The request. Extract the lines from the start through the line that holds "plt.rcParams['font.size'] = 14", both included, omitting all images.

[START Dataset excerpt]

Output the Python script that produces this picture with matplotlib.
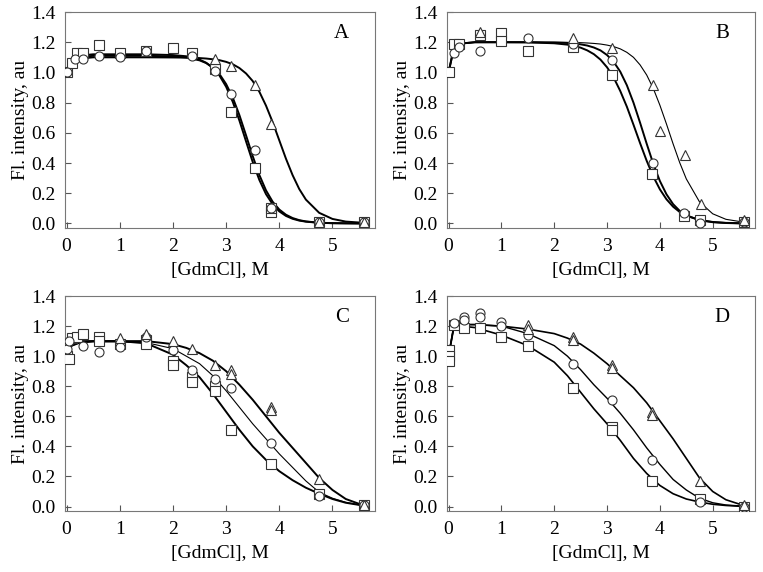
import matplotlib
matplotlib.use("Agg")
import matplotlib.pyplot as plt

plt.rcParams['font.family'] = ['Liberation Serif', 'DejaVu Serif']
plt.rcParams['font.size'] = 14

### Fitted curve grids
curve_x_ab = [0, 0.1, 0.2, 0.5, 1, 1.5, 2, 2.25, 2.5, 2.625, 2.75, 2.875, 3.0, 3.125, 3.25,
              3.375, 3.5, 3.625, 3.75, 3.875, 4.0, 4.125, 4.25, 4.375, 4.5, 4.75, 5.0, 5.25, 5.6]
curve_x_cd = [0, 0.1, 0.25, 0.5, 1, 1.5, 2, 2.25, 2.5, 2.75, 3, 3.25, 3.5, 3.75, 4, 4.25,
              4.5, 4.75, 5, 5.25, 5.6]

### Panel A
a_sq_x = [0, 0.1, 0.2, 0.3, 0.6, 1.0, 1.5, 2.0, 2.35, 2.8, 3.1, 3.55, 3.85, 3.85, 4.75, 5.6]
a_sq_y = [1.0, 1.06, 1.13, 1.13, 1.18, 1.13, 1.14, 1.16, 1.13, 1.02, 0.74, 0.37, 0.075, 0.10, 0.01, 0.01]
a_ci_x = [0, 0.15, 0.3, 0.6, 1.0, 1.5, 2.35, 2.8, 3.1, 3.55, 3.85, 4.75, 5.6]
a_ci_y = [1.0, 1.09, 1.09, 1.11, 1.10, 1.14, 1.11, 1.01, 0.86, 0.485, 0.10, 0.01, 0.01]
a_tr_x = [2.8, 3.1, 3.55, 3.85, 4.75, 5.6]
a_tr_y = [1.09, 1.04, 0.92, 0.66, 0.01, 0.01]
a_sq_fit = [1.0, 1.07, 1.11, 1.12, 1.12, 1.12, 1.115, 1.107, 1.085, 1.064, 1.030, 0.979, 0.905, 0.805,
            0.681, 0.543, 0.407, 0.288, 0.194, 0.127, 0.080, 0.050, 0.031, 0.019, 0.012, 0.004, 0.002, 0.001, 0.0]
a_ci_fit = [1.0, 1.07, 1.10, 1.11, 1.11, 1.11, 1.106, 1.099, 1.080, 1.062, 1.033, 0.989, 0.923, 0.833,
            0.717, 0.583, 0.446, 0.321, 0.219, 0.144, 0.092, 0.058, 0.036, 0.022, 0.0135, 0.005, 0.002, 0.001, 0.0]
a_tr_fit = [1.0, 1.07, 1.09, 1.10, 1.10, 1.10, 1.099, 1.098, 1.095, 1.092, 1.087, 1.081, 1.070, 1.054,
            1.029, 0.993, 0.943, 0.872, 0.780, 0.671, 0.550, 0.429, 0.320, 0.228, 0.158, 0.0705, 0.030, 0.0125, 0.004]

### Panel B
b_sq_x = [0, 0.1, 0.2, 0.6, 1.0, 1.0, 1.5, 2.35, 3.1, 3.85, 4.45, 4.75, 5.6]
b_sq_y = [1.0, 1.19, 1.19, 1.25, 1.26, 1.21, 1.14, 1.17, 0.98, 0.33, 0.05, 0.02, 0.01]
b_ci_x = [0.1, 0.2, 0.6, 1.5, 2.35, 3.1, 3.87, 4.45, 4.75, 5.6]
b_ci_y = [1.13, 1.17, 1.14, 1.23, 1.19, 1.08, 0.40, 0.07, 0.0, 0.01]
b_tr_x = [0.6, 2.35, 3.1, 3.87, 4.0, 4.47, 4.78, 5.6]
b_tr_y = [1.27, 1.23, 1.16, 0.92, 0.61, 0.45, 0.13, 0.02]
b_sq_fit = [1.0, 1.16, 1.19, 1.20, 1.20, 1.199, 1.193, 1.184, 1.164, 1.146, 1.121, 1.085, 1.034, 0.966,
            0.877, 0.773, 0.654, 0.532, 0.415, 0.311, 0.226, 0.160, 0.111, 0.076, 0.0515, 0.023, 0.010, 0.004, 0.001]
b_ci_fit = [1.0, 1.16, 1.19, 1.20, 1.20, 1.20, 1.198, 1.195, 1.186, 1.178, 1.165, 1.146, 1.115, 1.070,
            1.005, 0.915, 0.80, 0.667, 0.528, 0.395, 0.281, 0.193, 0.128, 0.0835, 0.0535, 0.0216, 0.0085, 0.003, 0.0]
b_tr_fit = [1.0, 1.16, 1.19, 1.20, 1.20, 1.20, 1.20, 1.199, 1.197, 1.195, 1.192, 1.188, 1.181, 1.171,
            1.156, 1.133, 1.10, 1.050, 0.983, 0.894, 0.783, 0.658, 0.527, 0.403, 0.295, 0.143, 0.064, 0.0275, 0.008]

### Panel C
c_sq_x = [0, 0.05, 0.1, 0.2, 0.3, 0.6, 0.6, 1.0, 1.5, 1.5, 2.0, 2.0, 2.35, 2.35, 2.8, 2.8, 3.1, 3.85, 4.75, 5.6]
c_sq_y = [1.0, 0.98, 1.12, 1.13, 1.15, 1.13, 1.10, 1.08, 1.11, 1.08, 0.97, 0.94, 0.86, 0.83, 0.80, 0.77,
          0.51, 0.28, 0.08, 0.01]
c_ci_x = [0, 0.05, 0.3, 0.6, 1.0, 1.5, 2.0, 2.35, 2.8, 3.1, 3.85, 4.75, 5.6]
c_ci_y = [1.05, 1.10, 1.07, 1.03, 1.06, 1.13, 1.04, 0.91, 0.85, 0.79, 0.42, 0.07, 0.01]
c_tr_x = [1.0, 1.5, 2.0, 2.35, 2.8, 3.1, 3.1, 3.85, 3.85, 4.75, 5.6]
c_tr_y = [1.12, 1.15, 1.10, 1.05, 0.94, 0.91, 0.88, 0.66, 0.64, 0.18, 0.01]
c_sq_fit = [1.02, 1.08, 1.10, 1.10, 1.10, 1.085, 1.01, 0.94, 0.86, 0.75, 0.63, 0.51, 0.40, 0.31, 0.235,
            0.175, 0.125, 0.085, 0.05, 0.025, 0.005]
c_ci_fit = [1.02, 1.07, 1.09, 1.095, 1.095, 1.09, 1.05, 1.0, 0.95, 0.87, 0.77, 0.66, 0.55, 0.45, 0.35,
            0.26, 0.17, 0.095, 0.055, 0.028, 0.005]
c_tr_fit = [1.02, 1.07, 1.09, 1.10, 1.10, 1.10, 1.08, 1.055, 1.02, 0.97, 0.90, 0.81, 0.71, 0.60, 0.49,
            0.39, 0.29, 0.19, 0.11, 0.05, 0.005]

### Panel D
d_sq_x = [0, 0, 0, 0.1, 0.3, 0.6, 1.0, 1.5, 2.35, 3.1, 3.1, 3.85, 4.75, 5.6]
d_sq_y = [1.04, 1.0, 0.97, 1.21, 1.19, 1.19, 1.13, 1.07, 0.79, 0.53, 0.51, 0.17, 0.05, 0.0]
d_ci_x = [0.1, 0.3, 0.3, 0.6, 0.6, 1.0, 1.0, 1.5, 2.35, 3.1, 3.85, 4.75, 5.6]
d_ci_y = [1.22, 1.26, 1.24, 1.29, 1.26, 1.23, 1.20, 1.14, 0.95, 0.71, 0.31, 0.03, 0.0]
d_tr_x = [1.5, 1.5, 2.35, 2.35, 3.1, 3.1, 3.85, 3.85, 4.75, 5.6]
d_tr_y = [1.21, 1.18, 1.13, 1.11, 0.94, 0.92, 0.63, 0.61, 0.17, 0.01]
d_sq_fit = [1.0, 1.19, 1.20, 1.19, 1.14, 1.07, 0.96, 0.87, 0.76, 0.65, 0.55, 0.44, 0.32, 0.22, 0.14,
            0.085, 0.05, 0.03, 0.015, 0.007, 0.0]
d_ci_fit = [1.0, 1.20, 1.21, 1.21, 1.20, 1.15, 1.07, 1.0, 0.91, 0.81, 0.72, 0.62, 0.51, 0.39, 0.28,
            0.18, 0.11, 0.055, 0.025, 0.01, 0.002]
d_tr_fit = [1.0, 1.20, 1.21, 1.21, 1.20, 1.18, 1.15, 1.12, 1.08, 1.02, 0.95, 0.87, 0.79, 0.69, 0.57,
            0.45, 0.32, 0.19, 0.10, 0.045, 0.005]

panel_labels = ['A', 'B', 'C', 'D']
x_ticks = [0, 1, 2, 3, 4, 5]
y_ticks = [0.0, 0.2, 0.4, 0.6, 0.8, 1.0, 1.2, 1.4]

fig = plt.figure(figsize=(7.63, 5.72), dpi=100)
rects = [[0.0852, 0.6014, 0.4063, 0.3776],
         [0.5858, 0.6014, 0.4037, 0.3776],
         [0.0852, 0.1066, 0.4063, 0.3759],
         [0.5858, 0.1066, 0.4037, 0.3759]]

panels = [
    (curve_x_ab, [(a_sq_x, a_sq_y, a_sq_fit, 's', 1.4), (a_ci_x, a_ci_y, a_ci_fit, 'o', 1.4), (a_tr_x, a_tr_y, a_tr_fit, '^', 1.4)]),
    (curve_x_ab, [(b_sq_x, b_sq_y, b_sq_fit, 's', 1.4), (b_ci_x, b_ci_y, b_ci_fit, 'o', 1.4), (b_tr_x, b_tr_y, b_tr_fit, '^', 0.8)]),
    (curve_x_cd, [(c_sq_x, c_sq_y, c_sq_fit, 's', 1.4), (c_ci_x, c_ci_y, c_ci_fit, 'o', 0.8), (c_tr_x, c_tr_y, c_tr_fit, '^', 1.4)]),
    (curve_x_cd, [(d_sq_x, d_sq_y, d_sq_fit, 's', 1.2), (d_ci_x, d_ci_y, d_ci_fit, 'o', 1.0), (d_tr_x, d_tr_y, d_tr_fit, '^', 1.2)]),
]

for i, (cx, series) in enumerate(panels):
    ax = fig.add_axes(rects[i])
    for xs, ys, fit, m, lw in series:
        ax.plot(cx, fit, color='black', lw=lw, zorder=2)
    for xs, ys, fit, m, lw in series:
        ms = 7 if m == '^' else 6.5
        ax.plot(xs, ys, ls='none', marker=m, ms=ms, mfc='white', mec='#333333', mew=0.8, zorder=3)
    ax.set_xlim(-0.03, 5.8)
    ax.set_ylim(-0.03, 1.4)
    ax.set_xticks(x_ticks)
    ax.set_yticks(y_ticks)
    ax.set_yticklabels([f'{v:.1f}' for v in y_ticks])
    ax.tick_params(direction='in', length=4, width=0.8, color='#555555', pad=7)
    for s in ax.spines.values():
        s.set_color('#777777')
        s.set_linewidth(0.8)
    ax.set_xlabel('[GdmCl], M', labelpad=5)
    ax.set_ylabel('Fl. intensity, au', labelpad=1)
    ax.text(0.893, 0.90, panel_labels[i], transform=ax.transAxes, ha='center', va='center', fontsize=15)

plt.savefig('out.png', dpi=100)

[END Dataset excerpt]

Answer.
Output the Python script that produces this picture with matplotlib.
import matplotlib
matplotlib.use("Agg")
import matplotlib.pyplot as plt

plt.rcParams['font.family'] = ['Liberation Serif', 'DejaVu Serif']
plt.rcParams['font.size'] = 14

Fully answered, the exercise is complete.